ISTANBUL: The grandson of South Africa’s first black president Nelson Mandela is continuing his grandfather’s legacy by working to raise awareness of Syrian women and children imprisoned by the Bashar al-Assad regime.
Zwelivelile Mandla Mandela, the head of South Africa’s Mvezo Clan Traditional Council, In an exclusive interview with Anadolu Agency vowed his support for the women and children who continue to languish in Syrian prisons.
Mandela took part in an Istanbul conference hosted by the Conscience Movement, an alliance of individuals, rights groups, and organizations aiming to secure urgent action for the release of women and children in prisons of Syria’s Assad regime.

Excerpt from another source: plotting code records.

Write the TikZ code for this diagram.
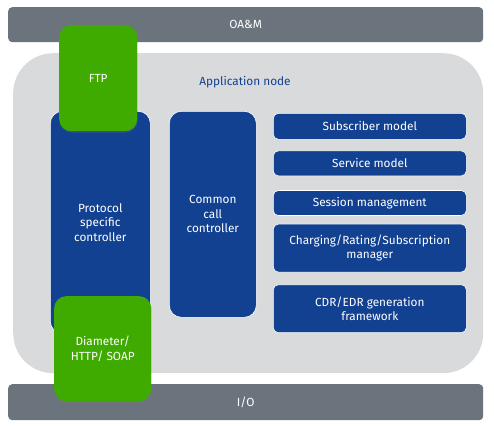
\documentclass[tikz,border=0pt]{standalone}
\usepackage{fontspec}
\setmainfont{Fira Sans}
\usepackage{tikz}
\usetikzlibrary{positioning,shadows}

\definecolor{barGray}{HTML}{6B737C}
\definecolor{appGray}{HTML}{D9DADC}
\definecolor{ctrlBlue}{HTML}{124191}
\definecolor{ifGreen}{HTML}{3FAA00}

\begin{document}
\begin{tikzpicture}[x=1pt,y=-1pt,node distance=10pt,
    every node/.style={font=\fontsize{11.8}{14.5}\selectfont,align=center,inner sep=2pt},
    bar/.style={fill=barGray,text=white,rounded corners=4pt,anchor=north west,
      minimum width=475pt},
    ctrl/.style={fill=ctrlBlue,draw=white,line width=0.6pt,text=white,
      rounded corners=12pt,anchor=north west},
    func/.style={fill=ctrlBlue,draw=white,line width=0.6pt,text=white,
      rounded corners=5pt,minimum width=193pt},
    iface/.style={fill=ifGreen,text=white,rounded corners=12pt,anchor=north west,
      drop shadow={opacity=0.25,shadow xshift=0.5pt,shadow yshift=-1.5pt}}]
  \useasboundingbox (0,0) rectangle (494,425);

  % outer frame
  \node (oam) [bar,minimum height=35pt] at (8,7) {OA\&M};
  \node (io) [bar,minimum height=36pt] at (8,384) {I/O};
  \node (app) [fill=appGray,rounded corners=40pt,anchor=north west,
    minimum width=470pt,minimum height=320pt] at (13,53) {};
  \node (applbl) [text=ctrlBlue] at (245,82) {Application node};

  % controllers
  \node (proto) [ctrl,minimum width=100pt,minimum height=222pt] at (50,111)
    {Protocol\\specific\\controller};
  \node (ccc) [ctrl,minimum width=87pt,minimum height=206pt] at (169,111)
    {Common\\call\\controller};

  % functions
  \node (sub) [func,anchor=north west,minimum height=26pt] at (273,113) {Subscriber model};
  \node (srv) [func,minimum height=25pt,below=11pt of sub] {Service model};
  \node (sess) [func,minimum height=25pt,below=14pt of srv] {Session management};
  \node (chg) [func,minimum height=48pt,below=8pt of sess]
    {Charging/Rating/Subscription\\manager};
  \node (cdr) [func,minimum height=48pt,below=12pt of chg]
    {CDR/EDR generation\\framework};

  % interfaces
  \node (ftp) [iface,minimum width=78pt,minimum height=106pt] at (59,25) {FTP};
  \node (dia) [iface,minimum width=97pt,minimum height=105pt] at (54,296)
    {Diameter/\\HTTP/ SOAP};
\end{tikzpicture}
\end{document}
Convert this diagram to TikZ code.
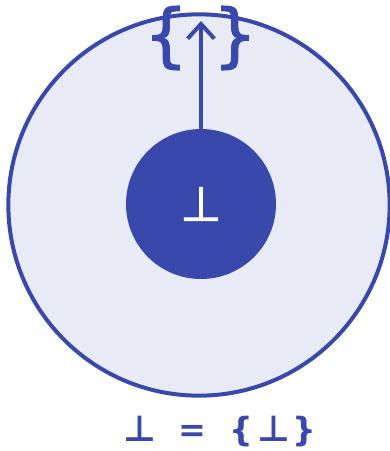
\documentclass[tikz,border=0pt]{standalone}
\usepackage{fontspec}
\setmainfont{DejaVu Sans}
\newfontfamily\heavy{DejaVu Sans}[FakeBold=1.5]
\usetikzlibrary{arrows.meta,positioning}
\definecolor{ink}{HTML}{3949AB}
\definecolor{pale}{HTML}{E8EAF6}
\newcommand\botsym{{\fontsize{27}{27}\selectfont ⊥}}
\tikzset{outer/.style={circle,draw=ink,fill=pale,line width=3pt,minimum size=286pt,inner sep=0pt},
  inner/.style={circle,fill=ink,minimum size=112.5pt,inner sep=0pt,text=white,font=\heavy\fontsize{36}{36}\selectfont},
  brace/.style={text=ink,font=\heavy\fontsize{52}{52}\selectfont},
  lift/.style={draw=ink,line width=3pt,-{Straight Barb[length=11pt,width=20pt,line width=3pt]}}}
\begin{document}
\begin{tikzpicture}[x=.75pt,y=-.75pt]
\useasboundingbox (0,0) rectangle (390,451);
\node[outer] (set) at (199,205) {};
\node[inner] (bot) at (201,204) {⊥};
\node[brace] (lb) at (166,38) {\{};
\node[brace] (rb) at (235,38) {\}};
\coordinate (tip) at (201,21);
\draw[lift] (bot.north) -- (tip);
\node[text=ink,font=\bfseries\fontsize{25}{25}\selectfont] (eq) at (220,432)
  {\botsym\hspace{17pt}=\hspace{17pt}\{\hspace{3pt}\botsym\hspace{2pt}\}};
\end{tikzpicture}
\end{document}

Mandela said that work of the International Conscience Movement was “applaudable” for bringing together participants from around the world to “add their voices against the atrocities committed out on a daily basis against defenseless children and women in Syria.”
The conference held in Istanbul drew participants from 45 countries, including Syria, Britain, South Africa, Ecuador, Qatar, Kenya, Ukraine, Bosnia and Herzegovina, Brazil, Greece, Pakistan, the Democratic Republic of Congo, and Malaysia.
The unlawfully held Syrian women “remind us as South-Africans of our brutal past [fighting] against the Apartheid regime of South Africa,” he said.
Calling on the international community to speak out on behalf of imprisoned Syrian women and children, Mandela said it was the “voices from the global community that rallied behind the release Mandela campaign” from his 27 years in prison and the anti-Apartheid movement that enabled South Africa to “become free and democratic.”